La lingua geniale. 9 ragioni per amare il greco has been translated in France and in Belgium for the publishing house Les Belles Lettres, in Spain, Chile, Argentina, Colombia, Mexico and Peru for Penguin Random House with the title La lengua de los dioses, in Germany for Piper, in Netherlands and Belgium for Wereldbibliotheek, in Greece for Patakis, in Croatia for Sandorf, in Great Britain and in the United States for Europa Editions The book obtained positive reviews from the French press, from Le Figaro to Le Monde who stated about Marcolongo as of "the new greek hero". The book got a great attention of the public and critics in the United States: published by Europa Editions already known for having published Elena Ferrante, with a translation by Will Schutt, The ingenious language got a very positive review from The New Yorker with an article by the editor Mary Norris who calls it an “instant classic”, while the writer André Aciman talks about Andrea Marcolongo as of the “new Montaigne”.

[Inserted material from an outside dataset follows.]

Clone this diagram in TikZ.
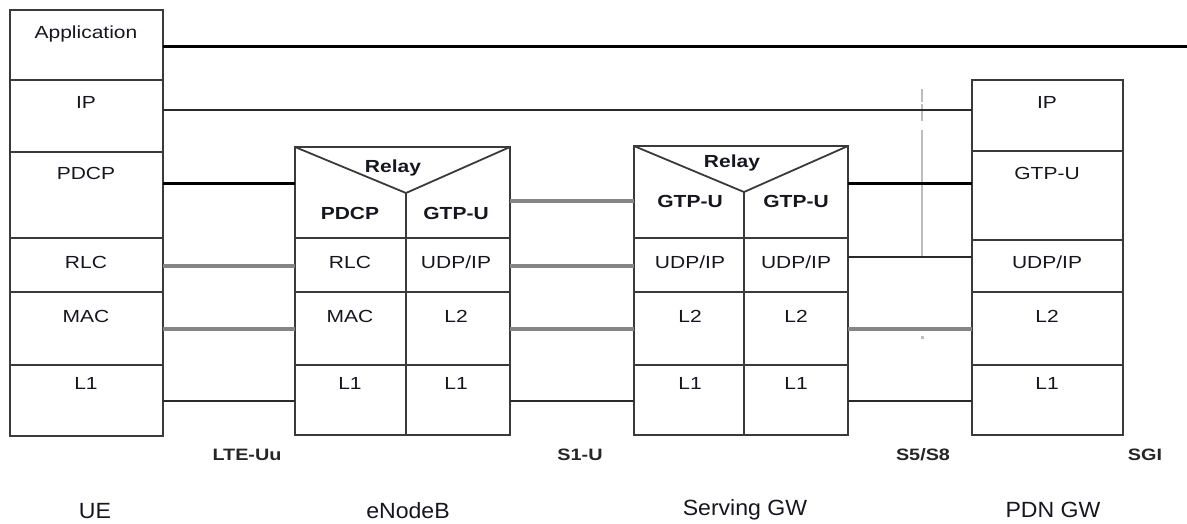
\documentclass[tikz,border=0pt]{standalone}
\usepackage{fontspec}
\setmainfont{Liberation Sans}[FakeStretch=1.2]
\newfontfamily\entfont{Liberation Sans}[FakeStretch=1.05]
\definecolor{edge}{HTML}{3A3A3A}
\definecolor{dark}{HTML}{2A2A2A}
\definecolor{grayl}{HTML}{858585}
\definecolor{dashc}{HTML}{BDBDBD}
\definecolor{txtc}{HTML}{16161F}
\tikzset{
  cell/.style={draw=edge, line width=1.6pt, anchor=north west, inner sep=0pt, outer sep=0pt},
  lay/.style={font=\fontsize{17.5}{19}\selectfont, text=txtc, inner sep=0pt},
  layb/.style={font=\fontsize{17.5}{19}\selectfont\bfseries, text=txtc, inner sep=0pt},
  iface/.style={font=\fontsize{16.5}{19}\selectfont\bfseries, text=black!85, inner sep=0pt},
  ent/.style={font=\entfont\fontsize{22}{24}\selectfont, text=txtc, inner sep=0pt},
  blk/.style={line width=3pt, black},
  gry/.style={line width=3.5pt, grayl},
  drk/.style={line width=2.6pt, dark},
  relayv/.style={line width=1.8pt, edge, line join=miter},
}
\begin{document}
\begin{tikzpicture}[x=1pt, y=-1pt]
\useasboundingbox (0,0) rectangle (1187,523);

% ---------------- UE ----------------
\node[cell, minimum width=153pt, minimum height=70pt] (ueApp) at (10,10) {};
\node[cell, minimum width=153pt, minimum height=72pt] (ueIP) at (10,80) {};
\node[cell, minimum width=153pt, minimum height=86pt] (uePDCP) at (10,152) {};
\node[cell, minimum width=153pt, minimum height=54pt] (ueRLC) at (10,238) {};
\node[cell, minimum width=153pt, minimum height=73pt] (ueMAC) at (10,292) {};
\node[cell, minimum width=153pt, minimum height=71pt] (ueL1) at (10,365) {};
\draw[edge, line width=2.4pt] (ueApp.north west) rectangle (ueL1.south east);
\node[lay] (tApp) at (86,34) {Application};
\node[lay] (tUeIP) at (86,102) {IP};
\node[lay] (tUePDCP) at (86,173) {PDCP};
\node[lay] (tUeRLC) at (86,262) {RLC};
\node[lay] (tUeMAC) at (86,316) {MAC};
\node[lay] (tUeL1) at (86,383) {L1};

% ---------------- eNodeB ----------------
\node[cell, minimum width=215pt, minimum height=91pt] (enbTop) at (295,147) {};
\coordinate (enbV) at (406,193);
\draw[relayv] (enbTop.north west) -- (enbV) -- (enbTop.north east);
\draw[edge, line width=1.6pt] (enbV) -- (enbV |- enbTop.south);
\node[cell, minimum width=111pt, minimum height=54pt] (enbRLC) at (295,238) {};
\node[cell, minimum width=104pt, minimum height=54pt] (enbUDP) at (406,238) {};
\node[cell, minimum width=111pt, minimum height=73pt] (enbMAC) at (295,292) {};
\node[cell, minimum width=104pt, minimum height=73pt] (enbL2) at (406,292) {};
\node[cell, minimum width=111pt, minimum height=70pt] (enbL1a) at (295,365) {};
\node[cell, minimum width=104pt, minimum height=70pt] (enbL1b) at (406,365) {};
\draw[edge, line width=2.4pt] (enbTop.north west) rectangle (enbL1b.south east);
\node[layb] (tEnbRelay) at (393,168) {Relay};
\node[layb] (tEnbPDCP) at (350,213) {PDCP};
\node[layb] (tEnbGTP) at (456,213) {GTP-U};
\node[lay] (tEnbRLC) at (350,262) {RLC};
\node[lay] (tEnbUDP) at (456,262) {UDP/IP};
\node[lay] (tEnbMAC) at (350,316) {MAC};
\node[lay] (tEnbL2) at (456,316) {L2};
\node[lay] (tEnbL1a) at (350,383) {L1};
\node[lay] (tEnbL1b) at (456,383) {L1};

% ---------------- Serving GW ----------------
\node[cell, minimum width=214pt, minimum height=92pt] (sgwTop) at (634,146) {};
\coordinate (sgwV) at (744,192);
\draw[relayv] (sgwTop.north west) -- (sgwV) -- (sgwTop.north east);
\draw[edge, line width=1.6pt] (sgwV) -- (sgwV |- sgwTop.south);
\node[cell, minimum width=110pt, minimum height=54pt] (sgwUDPa) at (634,238) {};
\node[cell, minimum width=104pt, minimum height=54pt] (sgwUDPb) at (744,238) {};
\node[cell, minimum width=110pt, minimum height=73pt] (sgwL2a) at (634,292) {};
\node[cell, minimum width=104pt, minimum height=73pt] (sgwL2b) at (744,292) {};
\node[cell, minimum width=110pt, minimum height=70pt] (sgwL1a) at (634,365) {};
\node[cell, minimum width=104pt, minimum height=70pt] (sgwL1b) at (744,365) {};
\draw[edge, line width=2.4pt] (sgwTop.north west) rectangle (sgwL1b.south east);
\node[layb] (tSgwRelay) at (732,163) {Relay};
\node[layb] (tSgwGTPa) at (690,201) {GTP-U};
\node[layb] (tSgwGTPb) at (796,201) {GTP-U};
\node[lay] (tSgwUDPa) at (690,262) {UDP/IP};
\node[lay] (tSgwUDPb) at (796,262) {UDP/IP};
\node[lay] (tSgwL2a) at (690,316) {L2};
\node[lay] (tSgwL2b) at (796,316) {L2};
\node[lay] (tSgwL1a) at (690,383) {L1};
\node[lay] (tSgwL1b) at (796,383) {L1};

% ---------------- PDN GW ----------------
\node[cell, minimum width=151pt, minimum height=71pt] (pdnIP) at (972,80) {};
\node[cell, minimum width=151pt, minimum height=89pt] (pdnGTP) at (972,151) {};
\node[cell, minimum width=151pt, minimum height=52pt] (pdnUDP) at (972,240) {};
\node[cell, minimum width=151pt, minimum height=73pt] (pdnL2) at (972,292) {};
\node[cell, minimum width=151pt, minimum height=70pt] (pdnL1) at (972,365) {};
\draw[edge, line width=2.4pt] (pdnIP.north west) rectangle (pdnL1.south east);
\node[lay] (tPdnIP) at (1047,102) {IP};
\node[lay] (tPdnGTP) at (1047,173) {GTP-U};
\node[lay] (tPdnUDP) at (1047,262) {UDP/IP};
\node[lay] (tPdnL2) at (1047,316) {L2};
\node[lay] (tPdnL1) at (1047,383) {L1};

% ---------------- S5/S8 reference mark ----------------
\draw[dashc, line width=2.5pt] (922,89) -- (922,102);
\draw[dashc, line width=2.5pt] (922,104) -- (922,121);
\draw[dashc, line width=2.5pt] (922,130) -- (922,256);
\fill[dashc] (921,336) rectangle (923.5,338.5);

% ---------------- connectors ----------------
\coordinate (appEnd) at (1187,46);
\draw[blk] (ueApp.east |- 0,46) -- (appEnd);
\draw[drk] (ueIP.east |- 0,110) -- (pdnIP.west |- 0,110);
\draw[blk] (uePDCP.east |- 0,183) -- (enbTop.west |- 0,183);
\draw[gry] (ueRLC.east |- 0,266) -- (enbRLC.west |- 0,266);
\draw[gry] (ueMAC.east |- 0,329) -- (enbMAC.west |- 0,329);
\draw[drk] (ueL1.east |- 0,401) -- (enbL1a.west |- 0,401);

\draw[gry] (enbTop.east |- 0,201) -- (sgwTop.west |- 0,201);
\draw[gry] (enbUDP.east |- 0,266) -- (sgwUDPa.west |- 0,266);
\draw[gry] (enbL2.east |- 0,329) -- (sgwL2a.west |- 0,329);
\draw[drk] (enbL1b.east |- 0,401) -- (sgwL1a.west |- 0,401);

\draw[blk] (sgwTop.east |- 0,183) -- (pdnGTP.west |- 0,183);
\draw[drk] (sgwUDPb.east |- 0,257) -- (pdnUDP.west |- 0,257);
\draw[gry] (sgwL2b.east |- 0,329) -- (pdnL2.west |- 0,329);
\draw[drk] (sgwL1b.east |- 0,401) -- (pdnL1.west |- 0,401);

% ---------------- interface labels ----------------
\node[iface] (lLTE) at (247,455) {LTE-Uu};
\node[iface] (lS1) at (580,455) {S1-U};
\node[iface] (lS5) at (923,455) {S5/S8};
\node[iface] (lSGI) at (1145,455) {SGI};

% ---------------- entity labels ----------------
\node[ent] (eUE) at (95,511) {UE};
\node[ent] (eENB) at (408,511) {eNodeB};
\node[ent] (eSGW) at (745,510) {Serving GW};
\node[ent] (ePDN) at (1053,510) {PDN GW};
\end{tikzpicture}
\end{document}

In 2018 Andrea Marcolongo published in Italy La Misura Eroica. Il mito degli Argonauti e il coraggio che spinge gli uomini ad amare for Mondadori: Enzo Bianchi wrote on La Stampa that "navigating through the pages of this book means entering, with measure and amiability, into a single reality, which can also be summarized in a noun and an adjective: the 'human adventure'", while La Repubblica talked about "a book that is both hyper-classic and ultra-contemporary in its vocation to combine great story, profound essay, personal introspection, motivational appeal ". La Misura Eroica. Il mito degli Argonauti e il coraggio che spinge gli uomini ad amare is translated in 17 countries, including France with the title La part du héros, Belgium, Spain, Chile, Argentina, Colombia, Mexico, Peru, Germany, Netherlands and Greece. A chapter of the book has been translated by the American literary review Liberties.

In 2019 Marcolongo published for Mondadori the compendium of etymologies Alla fonte delle parole, translated in France with the title Étymologies pour survivre au chaos (Les Belles Lettres) and in Spain with the title Etimologías para sobrevivir al caos (Penguin Random House).

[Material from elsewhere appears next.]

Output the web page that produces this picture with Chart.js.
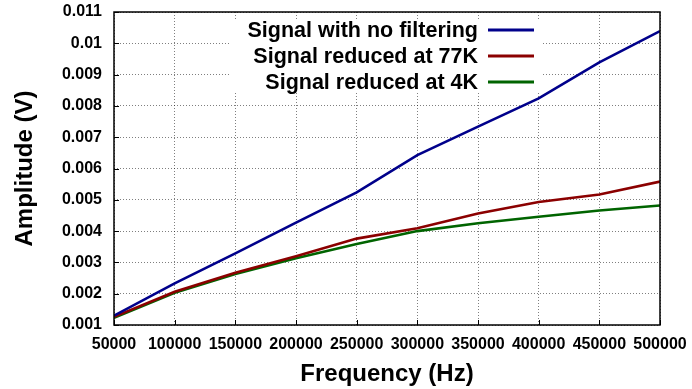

In 2020 Marcolongo published La lezione di Enea (Laterza), an intimate essay about the Aeneid by Virgil. The book is translated in France with the title L'art de résister. Comment « l'Éneide » nous apprend à traverser une crise, which marks the achievement of Marcolongo with the publishing house Gallimard, and is presented at the Philo Forum in Le Mans organized by the newspaper Le Monde. In 2022 the lecture Marcologno gave at Le Mans has been published in the book Être humain? directed by Jean Birnbaum and edited by Gallimard.

In spring 2021 Marcolongo edited for La Repubblica a series in four volumes dedicated to the ancient myth and a children's book about etymologies. She also published Il viaggio delle parole (Mondadori), illustrated by Andrea Ucini and translated in Spain with the title El viaje de las palabras. Marcolongo's latest book is De arte gymnastica. Da Maratona ad Atene con le ali ai piedi (Laterza 2022), "an autobiography of running", in which the author talks about her first marathon and the ancient conception of sport. In autumn 2022 Mondadori published Le rose a dicembre, where Marcolongo wrote a short story about Aristophanes.

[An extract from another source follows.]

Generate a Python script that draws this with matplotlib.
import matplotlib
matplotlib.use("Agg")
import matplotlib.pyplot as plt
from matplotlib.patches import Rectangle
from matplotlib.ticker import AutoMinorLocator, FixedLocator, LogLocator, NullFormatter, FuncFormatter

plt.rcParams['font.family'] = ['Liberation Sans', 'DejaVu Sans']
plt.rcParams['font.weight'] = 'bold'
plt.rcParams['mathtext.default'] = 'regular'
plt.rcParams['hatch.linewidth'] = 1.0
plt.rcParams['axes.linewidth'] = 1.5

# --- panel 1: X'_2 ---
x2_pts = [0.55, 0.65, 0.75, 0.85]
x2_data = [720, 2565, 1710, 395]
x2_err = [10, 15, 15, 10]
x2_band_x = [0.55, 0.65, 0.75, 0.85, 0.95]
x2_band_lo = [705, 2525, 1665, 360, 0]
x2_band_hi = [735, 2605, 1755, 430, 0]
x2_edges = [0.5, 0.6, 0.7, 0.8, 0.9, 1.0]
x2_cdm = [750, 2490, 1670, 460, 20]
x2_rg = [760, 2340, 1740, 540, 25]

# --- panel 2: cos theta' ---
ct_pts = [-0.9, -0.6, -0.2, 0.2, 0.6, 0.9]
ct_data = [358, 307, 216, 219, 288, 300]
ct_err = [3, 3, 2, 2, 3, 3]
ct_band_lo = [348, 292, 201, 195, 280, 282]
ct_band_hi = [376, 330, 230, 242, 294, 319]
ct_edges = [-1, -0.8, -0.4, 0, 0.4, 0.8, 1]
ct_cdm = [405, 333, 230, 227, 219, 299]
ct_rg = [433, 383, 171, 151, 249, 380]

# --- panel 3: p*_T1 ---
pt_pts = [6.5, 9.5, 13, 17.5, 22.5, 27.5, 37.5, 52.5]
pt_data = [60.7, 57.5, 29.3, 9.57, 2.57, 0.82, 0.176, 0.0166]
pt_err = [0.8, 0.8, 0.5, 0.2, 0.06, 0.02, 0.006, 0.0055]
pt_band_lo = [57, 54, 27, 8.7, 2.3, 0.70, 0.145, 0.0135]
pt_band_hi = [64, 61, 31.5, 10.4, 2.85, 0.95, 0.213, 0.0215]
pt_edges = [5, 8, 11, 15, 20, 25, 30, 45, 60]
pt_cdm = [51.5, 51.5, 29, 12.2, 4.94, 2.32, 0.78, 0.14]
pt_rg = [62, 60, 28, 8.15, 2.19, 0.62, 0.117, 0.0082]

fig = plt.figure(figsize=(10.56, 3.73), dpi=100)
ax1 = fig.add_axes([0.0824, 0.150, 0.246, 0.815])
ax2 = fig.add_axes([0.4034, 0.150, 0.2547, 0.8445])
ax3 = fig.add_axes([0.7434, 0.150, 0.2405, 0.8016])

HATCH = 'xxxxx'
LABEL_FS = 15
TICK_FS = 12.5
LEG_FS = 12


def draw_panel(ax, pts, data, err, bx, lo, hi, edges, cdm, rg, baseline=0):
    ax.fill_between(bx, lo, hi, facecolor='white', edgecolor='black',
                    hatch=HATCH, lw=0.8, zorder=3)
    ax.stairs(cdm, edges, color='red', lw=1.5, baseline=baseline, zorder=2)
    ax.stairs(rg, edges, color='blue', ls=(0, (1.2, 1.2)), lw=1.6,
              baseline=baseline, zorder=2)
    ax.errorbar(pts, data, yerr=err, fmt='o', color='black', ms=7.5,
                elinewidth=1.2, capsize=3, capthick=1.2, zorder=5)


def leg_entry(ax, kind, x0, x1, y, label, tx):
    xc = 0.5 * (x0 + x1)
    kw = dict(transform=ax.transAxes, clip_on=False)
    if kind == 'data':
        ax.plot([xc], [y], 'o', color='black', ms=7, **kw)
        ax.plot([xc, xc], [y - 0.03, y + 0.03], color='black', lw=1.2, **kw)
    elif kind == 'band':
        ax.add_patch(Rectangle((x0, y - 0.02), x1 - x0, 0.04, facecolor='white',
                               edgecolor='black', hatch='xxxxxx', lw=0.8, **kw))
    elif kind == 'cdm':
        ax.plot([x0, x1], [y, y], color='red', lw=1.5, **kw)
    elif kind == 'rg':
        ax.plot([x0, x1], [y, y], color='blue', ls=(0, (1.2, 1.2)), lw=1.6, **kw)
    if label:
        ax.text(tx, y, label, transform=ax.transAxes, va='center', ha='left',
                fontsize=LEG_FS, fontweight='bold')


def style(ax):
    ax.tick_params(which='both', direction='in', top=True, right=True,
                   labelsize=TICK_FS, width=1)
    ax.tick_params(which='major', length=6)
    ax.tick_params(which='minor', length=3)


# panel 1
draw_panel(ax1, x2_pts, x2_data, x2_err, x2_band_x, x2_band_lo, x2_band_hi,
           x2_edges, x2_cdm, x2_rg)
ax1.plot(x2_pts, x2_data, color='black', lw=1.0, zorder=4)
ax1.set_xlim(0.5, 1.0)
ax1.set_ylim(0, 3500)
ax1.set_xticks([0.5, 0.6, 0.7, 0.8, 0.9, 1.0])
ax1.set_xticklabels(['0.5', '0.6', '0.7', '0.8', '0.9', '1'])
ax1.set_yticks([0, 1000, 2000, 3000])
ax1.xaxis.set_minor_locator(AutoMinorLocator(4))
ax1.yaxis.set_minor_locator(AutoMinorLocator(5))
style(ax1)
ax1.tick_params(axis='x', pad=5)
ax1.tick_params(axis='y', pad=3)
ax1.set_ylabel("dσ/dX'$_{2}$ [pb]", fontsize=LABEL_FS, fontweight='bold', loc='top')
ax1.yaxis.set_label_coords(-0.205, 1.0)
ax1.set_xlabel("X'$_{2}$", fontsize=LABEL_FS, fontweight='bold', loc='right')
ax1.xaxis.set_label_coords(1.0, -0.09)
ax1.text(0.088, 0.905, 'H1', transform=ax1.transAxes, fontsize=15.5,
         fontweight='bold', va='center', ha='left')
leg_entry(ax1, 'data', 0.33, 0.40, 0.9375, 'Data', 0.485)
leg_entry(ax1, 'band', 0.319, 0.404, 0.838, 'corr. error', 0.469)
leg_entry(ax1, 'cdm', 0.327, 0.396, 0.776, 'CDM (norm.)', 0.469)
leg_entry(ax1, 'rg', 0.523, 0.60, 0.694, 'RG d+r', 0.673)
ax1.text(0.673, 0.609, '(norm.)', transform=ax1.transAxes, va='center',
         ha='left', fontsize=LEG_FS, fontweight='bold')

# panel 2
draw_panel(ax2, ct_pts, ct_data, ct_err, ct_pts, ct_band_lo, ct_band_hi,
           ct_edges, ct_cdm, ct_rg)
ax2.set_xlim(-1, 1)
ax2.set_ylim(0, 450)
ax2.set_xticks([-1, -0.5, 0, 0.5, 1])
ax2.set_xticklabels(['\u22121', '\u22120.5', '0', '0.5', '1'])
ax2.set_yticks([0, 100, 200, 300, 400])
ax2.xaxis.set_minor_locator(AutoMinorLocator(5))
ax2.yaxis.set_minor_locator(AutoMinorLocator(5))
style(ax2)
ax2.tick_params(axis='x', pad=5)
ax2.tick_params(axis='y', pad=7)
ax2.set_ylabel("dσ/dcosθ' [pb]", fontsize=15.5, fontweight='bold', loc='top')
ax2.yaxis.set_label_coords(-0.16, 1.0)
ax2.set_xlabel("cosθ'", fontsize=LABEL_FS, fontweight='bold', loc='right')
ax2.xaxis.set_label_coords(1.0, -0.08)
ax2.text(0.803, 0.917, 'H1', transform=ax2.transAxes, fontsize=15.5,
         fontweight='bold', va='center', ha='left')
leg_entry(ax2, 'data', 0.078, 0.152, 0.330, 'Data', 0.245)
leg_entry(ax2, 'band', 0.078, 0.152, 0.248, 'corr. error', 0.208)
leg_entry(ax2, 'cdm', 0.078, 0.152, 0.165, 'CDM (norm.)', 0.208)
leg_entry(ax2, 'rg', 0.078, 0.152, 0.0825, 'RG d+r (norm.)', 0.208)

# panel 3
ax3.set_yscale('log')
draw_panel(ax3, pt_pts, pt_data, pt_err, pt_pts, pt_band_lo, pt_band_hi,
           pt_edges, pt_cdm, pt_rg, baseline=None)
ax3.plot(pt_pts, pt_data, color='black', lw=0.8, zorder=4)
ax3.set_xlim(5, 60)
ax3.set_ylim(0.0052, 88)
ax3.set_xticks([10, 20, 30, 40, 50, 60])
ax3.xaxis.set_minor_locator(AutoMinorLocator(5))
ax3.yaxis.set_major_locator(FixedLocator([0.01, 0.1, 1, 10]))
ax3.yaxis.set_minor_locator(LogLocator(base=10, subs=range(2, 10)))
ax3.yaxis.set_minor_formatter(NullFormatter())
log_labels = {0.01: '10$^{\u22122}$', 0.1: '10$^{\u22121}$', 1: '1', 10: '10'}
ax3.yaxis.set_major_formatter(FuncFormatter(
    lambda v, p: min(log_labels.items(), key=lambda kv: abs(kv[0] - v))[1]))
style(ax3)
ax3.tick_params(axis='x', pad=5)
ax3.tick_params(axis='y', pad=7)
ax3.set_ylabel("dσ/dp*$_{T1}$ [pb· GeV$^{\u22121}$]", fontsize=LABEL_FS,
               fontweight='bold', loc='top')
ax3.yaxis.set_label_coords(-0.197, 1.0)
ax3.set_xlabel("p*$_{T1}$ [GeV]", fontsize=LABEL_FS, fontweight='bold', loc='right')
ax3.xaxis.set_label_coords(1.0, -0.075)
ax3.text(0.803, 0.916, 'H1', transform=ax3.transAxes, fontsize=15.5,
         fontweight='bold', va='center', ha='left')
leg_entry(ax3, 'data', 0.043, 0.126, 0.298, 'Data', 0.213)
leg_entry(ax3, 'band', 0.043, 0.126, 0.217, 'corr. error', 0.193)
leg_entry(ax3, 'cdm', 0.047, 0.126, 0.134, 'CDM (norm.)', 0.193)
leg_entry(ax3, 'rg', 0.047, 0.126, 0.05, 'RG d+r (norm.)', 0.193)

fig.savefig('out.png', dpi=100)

In Spring 2022 Starting from the scratch. The life-changing lesson of Aeneas is published in the United States by Europa Editions with a translation by Will Schutt.

Andrea Marcolongo currently lives in Paris; she is the vice-president of the Writers of the French Navy, an association affiliated with the Ministry of Defense "committed to preserving the culture of the sea", for which she received the honorary rank of frigate captain. She regularly reviews books of foreign literature for the weekly insert Tuttolibri by La Stampa and she collaborates with various Italian and foreign newspapers. She is member or the jury of Prix du Livre d'Histoire des Outres-Mer and of Prix Le Grand Continent.